Cass. Civ. 2ème 5 juillet 2018, n°17-20.244

Le secret médical peut parfois être un rempart à la manifestation de la vérité ; et ce d’autant plus que le juge civil ne peut contraindre quiconque à transmettre des informations couvertes par le secret médical sans l’accord de la personne concernée ou de ses ayants droits.

Dans son arrêt du 5 juillet 2018 (pourvoi n° 17-20.244), la Cour de cassation a tenté, au mieux, de ménager les intérêts des parties : d’une part, un assureur au titre d’un contrat d’assurance emprunteur et, d’autre part, un emprunteur tentant d’obtenir la garantie au titre du décès de son co-emprunteur.

Les faits sont presque « classiques » : à la suite du décès d’un emprunteur, le co-emprunteur au contrat, assigne l’assureur pour garantir le remboursement de l’emprunt. A l’issue d’une expertise diligentée par le médecin conseil de l’assureur, ce dernier est informé de ce que le décès serait la conséquence d’une maladie antérieure à l’adhésion au contrat de groupe. Fort de cette conclusion, l’assureur refuse sa garantie en se fondant sur l’exclusion des conséquences « d’une maladie en évolution, d’une maladie chronique ou d’une infirmité antérieures à l’adhésion ».
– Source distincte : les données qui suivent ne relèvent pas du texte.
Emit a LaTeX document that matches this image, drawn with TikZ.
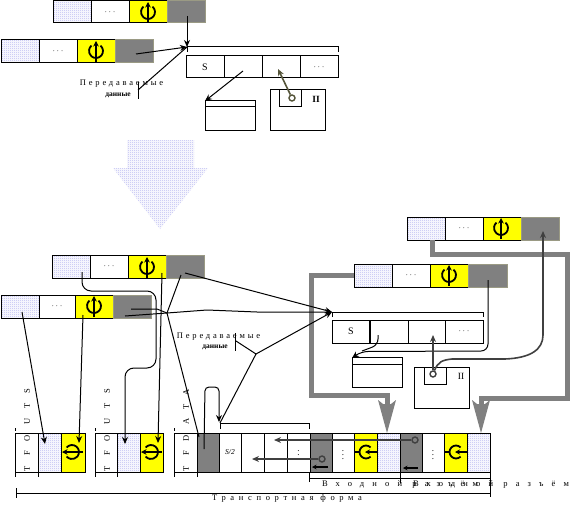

Le co-emprunteur conteste cette conclusion mais n’apporte, manifestement, aucun élément permettant de contester la conclusion du médecin-conseil.

L’affaire s’est donc cristallisée autour des questions suivantes :

  1. Le co-emprunteur avait-il, ou non, qualité pour solliciter l’accès aux documents médicaux ?

Sur ce point, l’arrêt d’appel est assez logiquement cassé au motif que la Cour d’appel n’a pas recherché si le co-emprunteur n’avait pas effectivement la qualité d’ayant-droit lui permettant d’avoir accès aux documents médicaux de la personne décédée. Etant rappelé que l’ayant-droit peut non seulement être l’époux/épouse, les enfants mais également le concubin.

Il nous semble en effet indispensable de pouvoir « contrôler » l’impossibilité alléguée d’accéder aux documents couverts par le secret médical. A défaut, il serait loisible à l’ayant-droit de l’assuré de contester cette qualité et, ainsi, de tenter d’échapper à la communication (ou aux conséquences de la rétention) de documents n’allant pas nécessairement dans son sens.

D’ailleurs, en l’espèce, le co-emprunteur pouvait vraisemblablement avoir la qualité d’ayant-droit de l’emprunteur décédé puisque le contrat portait sur la garantie d’un camping-car acheté ensemble.

  1. Dans l’affirmative, l’assureur a-t-il les moyens d’établir qu’il détient des « documents susceptibles de démontrer le bien-fondé de l’exclusion de garantie dont il se prévaut » et/ou quelles conséquences tirer de l’absence de communication de documents médicaux par l’ayant-droit de l’assuré ?

Lorsque l’assureur doit se prononcer sur sa garantie à la lumière d’éléments médicaux, il ne peut pas lui-même examiner les éléments couverts par le secret médical mais doit faire appel à son médecin-conseil.

Le médecin-conseil peut avoir accès aux documents médicaux communiqués par l’assuré mais ne peut, en aucune manière, en faire état à son mandant, l’assureur. Il ne peut en effet que répondre à la question qui lui est posée : la pathologie dont est décédé l’assuré était-elle, ou non, préexistante à l’adhésion au contrat d’assurance ?

Ce point est rappelé par la Cour de cassation et ne fait pas débat.

Si le juge civil ne peut exiger la communication de documents médicaux, la Cour de cassation rappelle qu’il peut en revanche tirer les conséquences de l’absence de communication de documents couverts par le secret médical par l’ayant-droit du patient décédé.

Un juge pourrait en effet légitimement conclure du refus d’un ayant-droit de communiquer dans le cadre d’une expertise judiciaire des documents médicaux clés à l’analyse du dossier, que les éléments en sa possession ne viennent pas au soutien de ses intérêts mais, a contrario, de ceux de la partie adverse, en l’espèce l’assureur.

La solution de la Cour de cassation nous semble équilibrée et protéger les intérêts tant :

  • du patient qui doit pouvoir conserver le bénéfice du secret médical, que ;
  • de l’assureur qui ne saurait se retrouver dans une impasse procédurale conduisant à une condamnation quasi-automatique à garantir tout décès liée à une pathologie (à défaut de pouvoir démontrer qu’elle était préexistante).